Today was the day that she came of age. But she had not a speck of fear in her heart. Hey eyes blinked open slowly as she heard her father the Pharaoh hurdle through the palace corridors into her bedroom chamber. He had a grand smile on his face, ready to deliver his daughter into the hands of her future husband. As he moved aside the linen veils that kept the evening mosquitoes from his Princess, she looked into his eyes and reached out to hold his chin in her hands with feminine grace. “I see only God in you, father,” she said.
The Grand Pharaoh blinked and something sort of softened deep behind his eyes. For an instant he forgot who he was. But he blinked again and remembered where he was. “Are you ready to meet your future husband, dear Tia?”, he asked, holding her hands in his.
“Father, I hear only God’s voice when you speak.” The words she spoke went straight into his heart.

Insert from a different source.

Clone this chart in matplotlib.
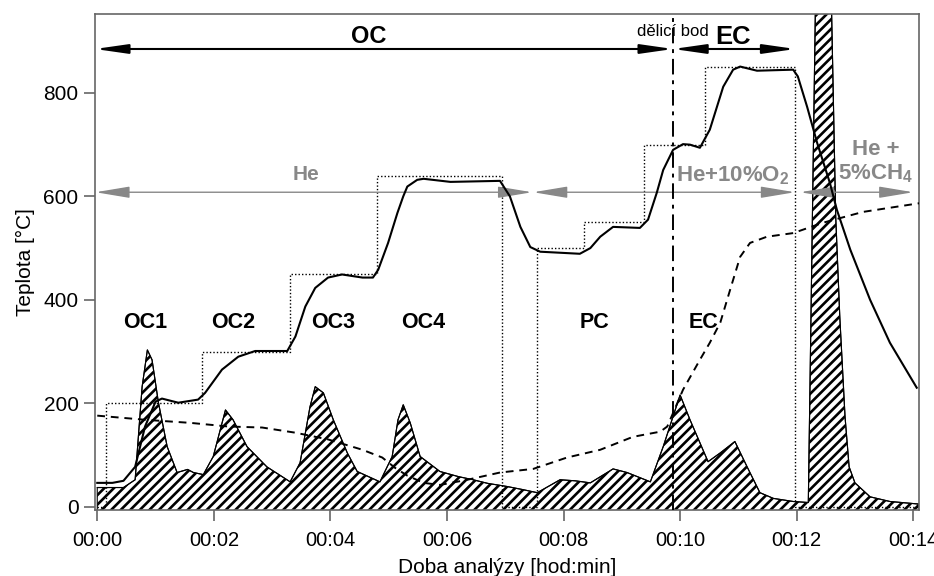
import matplotlib
matplotlib.use("Agg")
import matplotlib.pyplot as plt
from matplotlib.ticker import FuncFormatter

DPI = 86
K = 100 / DPI   # sizes below are tuned as if drawn at 100 dpi

plt.rcParams['font.family'] = ['Liberation Sans', 'DejaVu Sans']
plt.rcParams['mathtext.fontset'] = 'custom'
plt.rcParams['mathtext.bf'] = 'Liberation Sans:bold'
plt.rcParams['mathtext.rm'] = 'Liberation Sans'
plt.rcParams['hatch.linewidth'] = 1.9 * K

# programmed oven temperature (steps), time in minutes
prog_t = [0, 0.15, 1.8, 3.3, 4.8, 6.95, 7.55, 8.35, 9.38, 10.43, 11.98, 14.1]
prog_T = [0, 200, 300, 450, 640, 0, 500, 550, 700, 850, 0, 0]

# measured temperature
temp_t = [0, 0.26, 0.45, 0.65, 0.82, 1.0, 1.11, 1.39, 1.73, 1.85, 2.14, 2.42, 2.71,
          3.26, 3.4, 3.57, 3.74, 3.96, 4.2, 4.55, 4.73, 4.82, 4.99, 5.15, 5.25, 5.32,
          5.49, 5.6, 6.06, 6.91, 7.08, 7.26, 7.43, 7.6, 8.28, 8.46, 8.63, 8.85, 9.31,
          9.45, 9.6, 9.71, 9.88, 10.05, 10.17, 10.34, 10.51, 10.74, 10.91, 11.03, 11.32,
          11.94, 12.02, 12.18, 12.35, 12.57, 12.69, 12.92, 13.26, 13.6, 14.06]
temp_T = [46, 46, 50, 77, 155, 203, 209, 201, 207, 220, 265, 290, 301,
          301, 329, 387, 423, 443, 449, 443, 443, 458, 510, 568, 600, 619,
          632, 634, 628, 630, 600, 541, 502, 493, 489, 500, 522, 541, 539,
          555, 607, 651, 690, 701, 700, 694, 729, 812, 845, 851, 843,
          845, 832, 773, 704, 626, 574, 497, 400, 317, 230]

# transmittance-like dashed signal
dash_t = [0, 0.82, 1.6, 2.25, 2.83, 3.4, 3.96, 4.55, 4.89, 5.11, 5.32, 5.6, 5.88,
          6.35, 6.91, 7.48, 8.06, 8.63, 9.19, 9.66, 9.78, 10.05, 10.34, 10.51, 10.69,
          10.86, 11.03, 11.2, 11.49, 11.94, 12.45, 13.14, 14.12]
dash_T = [176, 168, 162, 155, 153, 143, 130, 110, 95, 75, 60, 46, 42,
          52, 66, 73, 95, 110, 135, 145, 155, 226, 284, 317, 356,
          420, 483, 510, 522, 529, 549, 570, 587]

# FID signal (hatched)
fid_t = [0, 0.45, 0.65, 0.77, 0.86, 0.94, 1.05, 1.2, 1.37, 1.55, 1.65, 1.82, 1.99,
         2.2, 2.33, 2.57, 2.91, 3.31, 3.48, 3.65, 3.74, 3.88, 4.05, 4.29, 4.46, 4.85,
         5.06, 5.16, 5.25, 5.37, 5.54, 5.88, 6.2, 6.45, 6.7, 7.03, 7.3, 7.55, 7.94,
         8.2, 8.46, 8.85, 9.09, 9.49, 9.71, 10.0, 10.17, 10.48, 10.69, 10.94, 11.15,
         11.37, 11.6, 11.94, 12.2, 12.32, 12.45, 12.6, 12.67, 12.74, 12.83, 12.9,
         13.0, 13.26, 13.6, 14.1]
fid_S = [37, 37, 52, 232, 303, 284, 201, 116, 66, 72, 66, 62, 97,
         187, 168, 116, 77, 48, 85, 193, 232, 220, 168, 104, 68, 48,
         97, 168, 197, 162, 97, 68, 58, 52, 45, 39, 33, 27, 52,
         50, 46, 73, 66, 48, 116, 216, 168, 87, 104, 126, 77,
         27, 16, 10, 8, 953, 1300, 953, 561, 367, 174, 77,
         46, 19, 10, 5]

split_t = 9.88

fig = plt.figure(figsize=(934 / DPI, 576 / DPI), dpi=DPI)
ax = fig.add_axes([0.102, 0.115, 0.882, 0.861])

ax.fill_between(fid_t, fid_S, -10, facecolor='white', edgecolor='black',
                hatch='///', linewidth=0.8 * K, zorder=1)
ax.plot(fid_t, fid_S, color='black', lw=0.8 * K, zorder=2)
ax.plot(prog_t, prog_T, drawstyle='steps-post', color='black', lw=1.0 * K,
        linestyle=(0, (1, 1.5)), zorder=3)
ax.plot(temp_t, temp_T, color='black', lw=1.5 * K, zorder=4)
ax.plot(dash_t, dash_T, color='black', lw=1.4 * K, linestyle=(0, (4, 3)), zorder=4)
ax.axvline(split_t, color='black', lw=1.4 * K, linestyle=(0, (8, 3, 2, 3)), zorder=5)

# phase arrows
blk = dict(arrowstyle='<|-|>,head_length=1.4,head_width=0.2', color='black', lw=1.5 * K,
           shrinkA=0, shrinkB=0, mutation_scale=14 * K)
ax.annotate('', xy=(-0.04, 885), xytext=(split_t, 885), arrowprops=blk,
            annotation_clip=False)
ax.annotate('', xy=(split_t, 885), xytext=(11.98, 885), arrowprops=blk)
ax.text(4.65, 910, 'OC', fontsize=17 * K, fontweight='bold', ha='center', va='center')
ax.text(10.9, 908, 'EC', fontsize=18.5 * K, fontweight='bold', ha='center', va='center')
ax.text(split_t, 918, 'dělicí bod', fontsize=12 * K, ha='center', va='center')

gc = '#888888'
gry = dict(arrowstyle='<|-|>,head_length=1.5,head_width=0.25', color=gc, lw=1.0 * K,
           shrinkA=0, shrinkB=0, mutation_scale=14 * K)
ax.annotate('', xy=(-0.03, 608), xytext=(7.46, 608), arrowprops=gry,
            annotation_clip=False)
ax.annotate('', xy=(7.48, 608), xytext=(11.97, 608), arrowprops=gry)
ax.annotate('', xy=(12.06, 608), xytext=(14.0, 608), arrowprops=gry)
ax.text(3.58, 642, 'He', fontsize=15 * K, fontweight='bold', color=gc, ha='center', va='center')
ax.text(10.9, 640, 'He+10%O$_\\mathbf{2}$', fontsize=16 * K, fontweight='bold', color=gc,
        ha='center', va='center')
ax.text(13.35, 667, 'He +\n5%CH$_\\mathbf{4}$', fontsize=16 * K, fontweight='bold', color=gc,
        ha='center', va='center', linespacing=1.15)

fractions = ['OC1', 'OC2', 'OC3', 'OC4', 'PC', 'EC']
frac_t = [0.82, 2.33, 4.05, 5.6, 8.54, 10.41]
for lab, t in zip(fractions, frac_t):
    ax.text(t, 357, lab, fontsize=15.5 * K, fontweight='bold', ha='center', va='center')

ax.set_xlim(-0.034, 14.1)
ax.set_ylim(-6, 953)
ax.set_xticks(range(0, 15, 2))
ax.xaxis.set_major_formatter(FuncFormatter(lambda v, p: '00:%02d' % int(round(v))))
ax.set_yticks([0, 200, 400, 600, 800])
ax.tick_params(axis='both', direction='out', length=8 * K, width=1.2 * K, color='#666666',
               labelsize=15 * K)
ax.tick_params(axis='x', pad=7 * K, labelsize=14.5 * K)
ax.tick_params(axis='y', pad=4 * K)
for s in ax.spines.values():
    s.set_color('#666666')
    s.set_linewidth(1.2 * K)
ax.set_xlabel('Doba analýzy [hod:min]', fontsize=15 * K, labelpad=6 * K)
ax.set_ylabel('Teplota [°C]', fontsize=15 * K, labelpad=6 * K)

fig.savefig('out.png', dpi=DPI)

He didn’t understand the magic that was happening, but his whole body felt like it was being forgiven, he no longer felt threatened, and all his limbs relaxed. A gentleness came into his smile, and perhaps for the very first time, he felt only love in his own eyes.
In that instance he realised how wise the Princess had become, he felt no doubt about the depth of love she had for him, it poured out of her cells, and he realised that he could trust her implicitly to make her own decision about her future King. Maybe even one day, she might choose to be Queen.
Amira looked up through the tree branches and realised she had been daydreaming again. A movement caught the corner of her eye and she turned to see a young man who looked in turmoil. His face was taut and he looked frozen sitting on some stone steps. She felt drawn to him, and went over to ask if he was OK. He wasn’t sure, he told her.
“Is there anything I can do for you?”, she asked the man. He had an air of kindness about him but looked quite distressed.
“I’m not sure”, he said again. “My father is in hospital, dying, and I need to forgive him before he passes, but I don’t know how.”
Amira looked down at the floor, and then looked away, noting the coincidence of the questioning they were both facing. When she looked back at him, her voice spoke automatically, without any thought.
“Are you so sure you need to forgive him?”, she asked.
He blinked his eyes and looked back at her, perplexed.
She continued. “Often we judge people for not being how we want them to be, when this is simply an opportunity for us to forgive ourselves for needing them to give out love when they are in a state of calling out for love.
Can you simply love him, instead?”
The man looked back at her, with tears filling his eyes. He had never felt in such a state of grace. That was the very moment he forgave. His body swelled with such pure intense spirit, he could hardly breathe. He didn’t know how to express his gratitude, what blessing had just been bestowed on him, so he did the only thing he knew how. He reached into his back pocket, took out his wallet, and took out a heavy, solid gold coin. “This piece is worth it’s weight in gold”, he said. “The local goldsmith will be able to help convert it for you". And with that, before Amira could refuse the gift, the kind gentleman disappeared from the old palace grounds.
Amira looked down at the book she realised she was still holding open in her left-hand. How strange it was that she had such clarity of speech after simply writing out one question. Words were more than a refuge. They had the power to heal, she realised. She closed the pages, and walked to the local goldsmith opposite the park. The goldsmith smiled when she placed the coin on his counter. “My”, he said, “what serenity you must have spoken to earn a coin worth $20,000,” he pronounced.